I have long felt, and been committed to, the liturgical philosophy that most people when they come to St. Mary's Church they are looking for sanctuary. Sanctuary in this sense means several things all at once:
~ a safe place where a person can come—to a worship service or to a meeting—and know that they will be respected in their person, just as they are.These elements of sanctuary sometimes conflict with this pastor’s need to address the concerns and feelings we sometimes bring with us to church.
~ a congregation in which children are recognized and received as full and responsible members of the worshipping community.
~ a congregation in which differences are respected, and where the question has at least equal importance to any answers.
~ a worshipping community that recognizes the transient nature of much of our membership, and is careful to allow those who are hurting to have space and time to heal, and is also diligent about letting any person know that they are welcome in this place.

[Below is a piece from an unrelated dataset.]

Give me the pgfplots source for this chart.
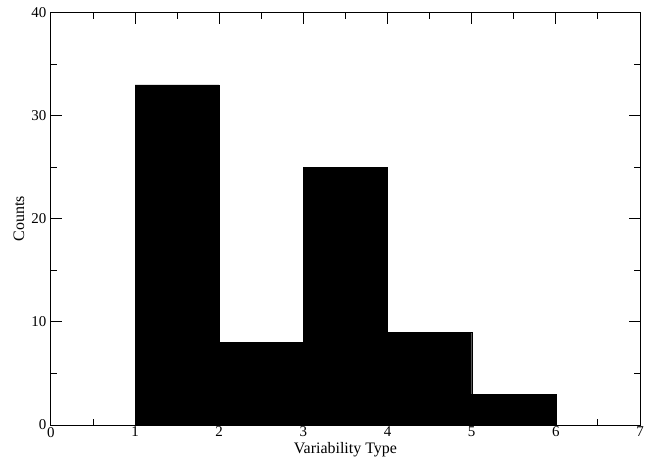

For example, the week after the terrible tragedy in Charleston, South Carolina, I wanted to explore with you themes like the source and power of evil, the contemptible nature of violence, the power of symbols to incite action, our lack of concern as a society for the mentally ill, and the sense of powerlessness we feel when confronted by acts of destruction. But… There are children in church! There are people there who are themselves hurting and need a word of comfort and solace! There are people there who are visiting for the very first time, and I do not want to give a bad impression! There are people there who might disagree with my analyses, and preaching does not give any opportunity for dialogue! These people and many others I have in mind each week as I prepare for worship and preaching. These concerns even affect my choice of hymns! In other words, I sometimes feel stuck.
Part of my vexation is the reality of this congregation’s life: we have very little in the way of Adult Christian Education, nor do we have a prayer group or other fellowship groups in which these conversations might otherwise take place. Our recent efforts at building two different groups around the study of The Catechism in The Book of Common Prayer is an effort to begin to build back what once, many decades ago, was robust Christian Education program at St. Mary's Church. Later this summer we will be adding another ongoing adult program, but that information is for later.

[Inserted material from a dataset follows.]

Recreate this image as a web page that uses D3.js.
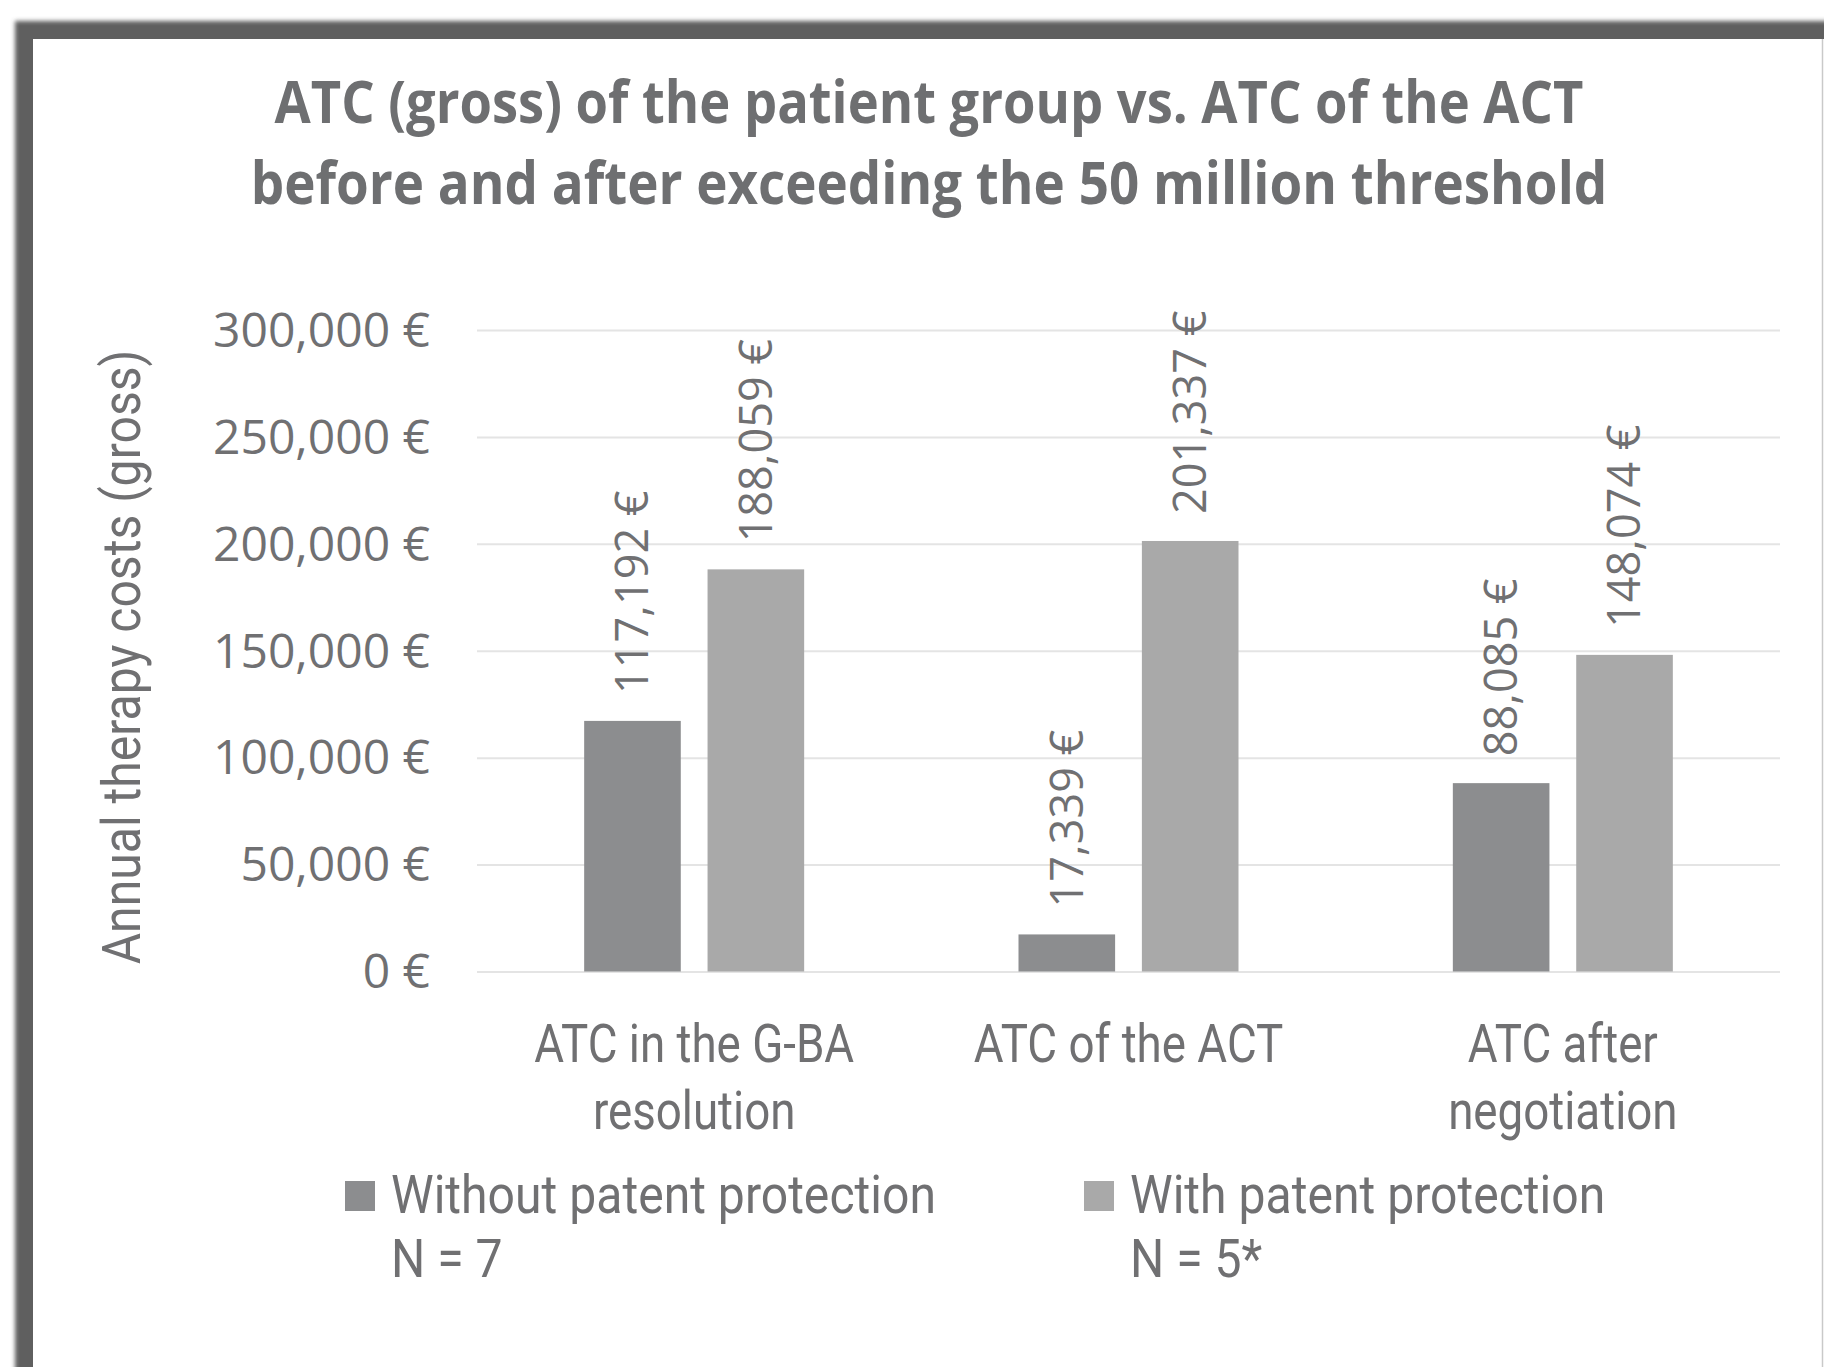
<!DOCTYPE html>
<html><head><meta charset="utf-8">
<script src="https://cdn.jsdelivr.net/npm/d3@7"></script>
<style>html,body{margin:0;padding:0;background:#fff;overflow:hidden;} svg{display:block;}</style>
</head><body>
<script>
// ---------- data ----------
const titleLines = ["ATC (gross) of the patient group vs. ATC of the ACT",
                    "before and after exceeding the 50 million threshold"];
const categories = ["ATC in the G-BA\nresolution", "ATC of the ACT", "ATC after\nnegotiation"];
const seriesNames = ["Without patent protection", "With patent protection"];
const seriesN = ["N = 7", "N = 5*"];
const withoutPatent = [117192, 17339, 88085];
const withPatent = [188059, 201337, 148074];
const yTicks = [0, 50000, 100000, 150000, 200000, 250000, 300000];
const yTitle = "Annual therapy costs (gross)";

// ---------- layout ----------
const W = 1824, H = 1367;
const colors = ["#8c8d8f", "#a9a9a9"];
const textCol = "#707072";
const narrowFont = "Roboto, 'Open Sans', sans-serif";

const svg = d3.select("body").append("svg").attr("width", W).attr("height", H);
const defs = svg.append("defs");
defs.append("filter").attr("id", "blur").attr("x", "-5%").attr("y", "-5%").attr("width", "110%").attr("height", "110%")
  .append("feGaussianBlur").attr("stdDeviation", 2);

// calibrate the condensed look for the narrow labels
const probe = svg.append("text").text(seriesNames[0])
  .attr("font-family", narrowFont).attr("font-size", 53);
const narrow = 545 / probe.node().getComputedTextLength();
probe.remove();

// frame
svg.append("rect").attr("x", 15).attr("y", 21).attr("width", 1900).attr("height", 1500)
  .attr("fill", "#5f5f5f").attr("filter", "url(#blur)");
svg.append("rect").attr("x", 33).attr("y", 39).attr("width", W).attr("height", H).attr("fill", "#fff");
svg.append("line").attr("x1", 1822.5).attr("x2", 1822.5).attr("y1", 39).attr("y2", H)
  .attr("stroke", "#c9c9c9").attr("stroke-width", 1.5);

// title
const titleTargets = [1309, 1357];
const titleY = [123, 204];
titleLines.forEach((t, i) => {
  const g = svg.append("g");
  const tx = g.append("text").text(t)
    .attr("font-family", "'Open Sans', sans-serif").attr("font-weight", 700)
    .attr("font-size", 59).attr("fill", "#6e6f71").attr("text-anchor", "middle");
  const L = tx.node().getComputedTextLength();
  g.attr("transform", `translate(929,${titleY[i]}) scale(${titleTargets[i] / L},1)`);
});

// scales
const plotL = 477, plotR = 1780, plotT = 330, plotB = 971.5;
const y = d3.scaleLinear().domain([0, 300000]).range([plotB, plotT]);
const x0 = d3.scaleBand().domain(categories).range([plotL, plotR]).padding(0);
const x1 = d3.scaleBand().domain(seriesNames).range([-110, 110]).paddingInner(0.217).paddingOuter(0);

// gridlines
const grid = svg.append("g").attr("transform", `translate(${plotL},0)`)
  .call(d3.axisLeft(y).tickValues(yTicks).tickSize(-(plotR - plotL)).tickFormat(""));
grid.select(".domain").remove();
grid.selectAll(".tick line").attr("stroke", "#e4e4e4").attr("stroke-width", 2);

// y axis labels
const fmt = v => d3.format(",")(v) + " €";
const yAxis = svg.append("g").attr("transform", `translate(${plotL},0)`)
  .call(d3.axisLeft(y).tickValues(yTicks).tickSize(0).tickPadding(47).tickFormat(fmt));
yAxis.select(".domain").remove();
yAxis.selectAll("text").attr("font-family", "'Open Sans', sans-serif").attr("font-size", 48)
  .attr("fill", textCol).attr("dy", "0.34em");

// y title
svg.append("g").attr("transform", `translate(121,657) rotate(-90) scale(${narrow},1)`)
  .append("text").text(yTitle)
  .attr("font-family", narrowFont).attr("font-size", 53)
  .attr("fill", textCol).attr("text-anchor", "middle").attr("dy", "0.35em");

// bars
const data = categories.map((c, i) => ({cat: c, vals: [withoutPatent[i], withPatent[i]]}));
const groups = svg.append("g").selectAll("g").data(data).join("g")
  .attr("transform", d => `translate(${x0(d.cat) + x0.bandwidth() / 2},0)`);
groups.selectAll("rect").data(d => d.vals.map((v, j) => ({v, s: seriesNames[j], j}))).join("rect")
  .attr("x", d => x1(d.s)).attr("width", x1.bandwidth())
  .attr("y", d => y(d.v)).attr("height", d => y(0) - y(d.v))
  .attr("fill", d => colors[d.j]);

// value labels
groups.selectAll("g.lab").data(d => d.vals.map((v, j) => ({v, s: seriesNames[j], j}))).join("g")
  .attr("class", "lab")
  .attr("transform", d => `translate(${x1(d.s) + x1.bandwidth() / 2},${y(d.v) - 27}) rotate(-90)`)
  .append("text").text(d => fmt(d.v))
  .attr("font-family", "'Open Sans', sans-serif").attr("font-size", 45)
  .attr("fill", textCol).attr("text-anchor", "start").attr("dy", "0.35em");

// category labels
data.forEach(d => {
  const cx = x0(d.cat) + x0.bandwidth() / 2;
  d.cat.split("\n").forEach((line, k) => {
    svg.append("g").attr("transform", `translate(${cx},${1062 + k * 67}) scale(${narrow * 0.95},1)`)
      .append("text").text(line)
      .attr("font-family", narrowFont).attr("font-size", 53)
      .attr("fill", textCol).attr("text-anchor", "middle");
  });
});

// legend
const legX = [345, 1084];
seriesNames.forEach((s, i) => {
  svg.append("rect").attr("x", legX[i]).attr("y", 1181).attr("width", 30).attr("height", 30).attr("fill", colors[i]);
  [s, seriesN[i]].forEach((line, k) => {
    svg.append("g").attr("transform", `translate(${legX[i] + 46},${1213 + k * 64}) scale(${narrow},1)`)
      .append("text").text(line)
      .attr("font-family", narrowFont).attr("font-size", 53)
      .attr("fill", textCol);
  });
});
</script>
</body></html>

My solution to my dilemma is that I would have a number of different groups meeting at various times and places to do different things: study group, prayer group, young adult group, a dinner group. Coming together outside of Sunday at 10:30 AM provides opportunities to create and maintain relationships, to build trust and community, and to hear one another’s concerns and thoughts. I just do not have the slightest idea, at this point, as to how to get from my dilemma to more opportunities to meet and talk.
Your thoughts and observations would be most welcome.